Another example. Szeto Wai-kin’s (2003) translation of and Sin Chun-tung’s (2003) direction of My Father is Ash of the Party is a response to the Tiananmen Square Massacre in 1989, the handover in 1997 and the failure of governance of HK between 2002 and 2003. The prosperous Job of the Old Testament is transformed into Kwok, a rich Hong Kong businessman devoted to the Chinese Communist Party (CCP) in 1995. God is transformed into President Jiang Zemin of the CCP and Satan into Chris Patten. As a result of a bet between Jiang and Patten, Jiang sets out to test Kwok’s loyalty to the CCP by causing a series of grave damages to his person and to his family in 1995. Still, the pathetic Kwok would not renounce the CCP. At the curtain call, an old Hong Kong Cantonese pop song, “The Pearl of the East” (composed by Joseph Koo in the 1980s, lyrics by Cheng Kwok-kong, originally sung by Jenny Tseng) is broadcast. The song basically tells people to band together to preserve the glory of Hong Kong in the face of “new persecutions, new temptations”, which could be suggestive to the post-1997 audience of the postcolonial oppression by China. Will Friedman be able to appreciate such nuances of the local theatre?

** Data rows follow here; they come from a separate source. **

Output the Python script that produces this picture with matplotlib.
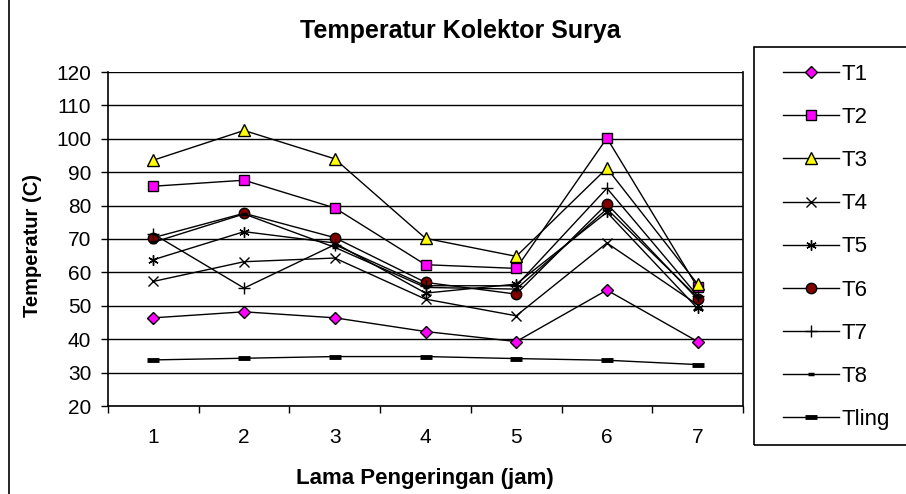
import matplotlib
matplotlib.use("Agg")
import matplotlib.pyplot as plt
from matplotlib.patches import Rectangle
from matplotlib.lines import Line2D

plt.rcParams["font.family"] = ["Liberation Sans", "DejaVu Sans"]

# --- data ---
jam = [1, 2, 3, 4, 5, 6, 7]
T1 = [46.4, 48.2, 46.4, 42.3, 39.3, 54.7, 39.3]
T2 = [85.8, 87.6, 79.3, 62.3, 61.2, 100.2, 55.5]
T3 = [93.6, 102.5, 94.0, 70.2, 64.8, 91.2, 56.5]
T4 = [57.3, 63.2, 64.3, 52.0, 47.0, 68.8, 50.3]
T5 = [63.8, 72.2, 68.8, 53.8, 56.5, 78.0, 49.2]
T6 = [70.4, 77.7, 70.4, 57.0, 53.5, 80.5, 52.0]
T7 = [71.5, 55.3, 68.3, 56.0, 56.0, 85.2, 53.0]
T8 = [69.0, 77.5, 67.5, 55.5, 55.0, 79.0, 52.5]
Tling = [33.8, 34.3, 34.8, 34.8, 34.2, 33.7, 32.4]

names = ["T1", "T2", "T3", "T4", "T5", "T6", "T7", "T8", "Tling"]
series = [T1, T2, T3, T4, T5, T6, T7, T8, Tling]
yticks = [20, 30, 40, 50, 60, 70, 80, 90, 100, 110, 120]

styles = [
    dict(marker="D", ms=6.5, mfc="#FF00FF", mec="black", mew=1.0),
    dict(marker="s", ms=7, mfc="#FF00FF", mec="black", mew=1.0),
    dict(marker="^", ms=9, mfc="#FFFF00", mec="black", mew=1.0),
    dict(marker="x", ms=6.5, mec="black", mew=1.0),
    dict(marker=(6, 2, 0), ms=7.5, mec="black", mew=1.0),
    dict(marker="o", ms=7.5, mfc="#800000", mec="black", mew=1.0),
    dict(marker="+", ms=8, mec="black", mew=1.0),
    dict(marker="_", ms=5, mec="black", mew=2.5),
    dict(marker="_", ms=8, mec="black", mew=3.5),
]

fig = plt.figure(figsize=(9.06, 4.94), dpi=100)
W, H = 906.0, 494.0

# outer chart frame (runs off the right and bottom edges)
fig.patches.append(Rectangle((9 / W, -0.2), 1.2, 1.2 + (1 - 11 / H), transform=fig.transFigure,
                             fill=False, edgecolor="black", lw=1.2))

ax = fig.add_axes([108 / W, 1 - 406 / H, (743 - 108) / W, (406 - 72) / H])
for ys, st in zip(series, styles):
    ax.plot(jam, ys, color="black", lw=1.0, zorder=3, clip_on=False, **st)

ax.set_xlim(0.5, 7.5)
ax.set_ylim(20, 120)
ax.set_yticks(yticks)
ax.yaxis.grid(True, color="black", lw=1.0)
ax.set_axisbelow(True)
ax.set_xticks(jam)
ax.set_xticks([0.5 + i for i in range(8)], minor=True)
ax.tick_params(axis="x", which="major", length=0, pad=16, labelsize=15)
ax.tick_params(axis="x", which="minor", length=5, width=1.0, direction="out")
ax.tick_params(axis="y", length=5, width=1.0, direction="out", pad=7, labelsize=15)
for side in ["left", "bottom", "right"]:
    ax.spines[side].set_linewidth(1.2)
ax.spines["top"].set_visible(False)

fig.text(460 / W, 1 - 31 / H, "Temperatur Kolektor Surya", ha="center", va="center",
         fontsize=18, fontweight="bold")
fig.text(32 / W, 1 - 245 / H, "Temperatur (C)", ha="center", va="center", rotation=90,
         fontsize=14.5, fontweight="bold")
fig.text(425 / W, 1 - 478 / H, "Lama Pengeringan (jam)", ha="center", va="center",
         fontsize=16, fontweight="bold")

# legend box (also runs off the right edge)
fig.patches.append(Rectangle((754 / W, 1 - 445 / H), 0.5, (445 - 47) / H, transform=fig.transFigure,
                             fill=False, edgecolor="black", lw=1.2))
handles = [Line2D([], [], color="black", lw=1.0, **st) for st in styles]
leg = fig.legend(handles, names, loc="upper left", bbox_to_anchor=(783 / W, 1 - 64 / H),
                 frameon=False, fontsize=16, handlelength=2.5, handletextpad=0.15,
                 labelspacing=0.995, borderaxespad=0, borderpad=0)

fig.savefig("out.png", dpi=100, facecolor="white")
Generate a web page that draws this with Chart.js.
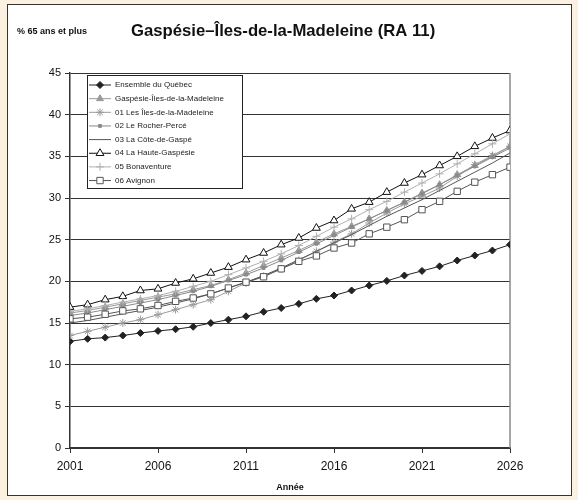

Moreover, Friedman had worked in the production company of the Communist China composer, Tan Dun, who had composed a symphony entitled Heaven, Earth and Man, to celebrate the handover of Hong Kong to China in 1997. In one of the sections of that symphony, a broken number of The Temple Street version of Fragrant Death, the theme song of Dickson Tong’s (1957) classic HK Cantonese opera, Flower Princes, appears for a brief time, and is then drowned by huge bronze bell sounds representing the central government of Communist China. According to Yue Siu-wah, Professor in Music, CUHK, this symbolizes the colonizer shedding crocodile’s tears for the death of the colonized. Would Friedman be able to perceive this kind of insinuation from the point of view of Hongkongers?
In reality, the main purpose of setting up the West Kowloon Cultural District is to speculate on real estates, rather than to develop local culture. Hong Kong culture brings together the best parts of Cantonese and Western cultures, while leaving behind their dregs, thus becoming a great civilization in itself. In order to preserve and advance the real local culture and language, Hongkongers should initiate a local Han language movement, in which the Hong Kong Communist Government’s policy of enticing with money Hong Kong schools to teach the Chinese subject in Putonghua instead of Cantonese should be done away with. A new subject of Hong Kong Cantonese culture should be added to the curriculum of primary, secondary and tertiary schools here. Emphasis should be laid on the development of an elegant Hong Kong Han language, which organically combines classical Chinese, modern Chinese, and Cantonese, plus loan words from the West (The Elegant Cantonese Dictionary authored by Chapman Chen precisely serves this purpose). Hong Kong Cantonese opera and Cantonese opera film should also be restituted as a kind of fashion. And local film industry should be resuscitated, stressing a cross play of Hong Kong and Western characteristics, so as to re-open Western and Japanese markets. Once Hong Kong movies and other cultural industries resume their spectacular status of the 1980s, China will naturally come and flatter Hong Kong.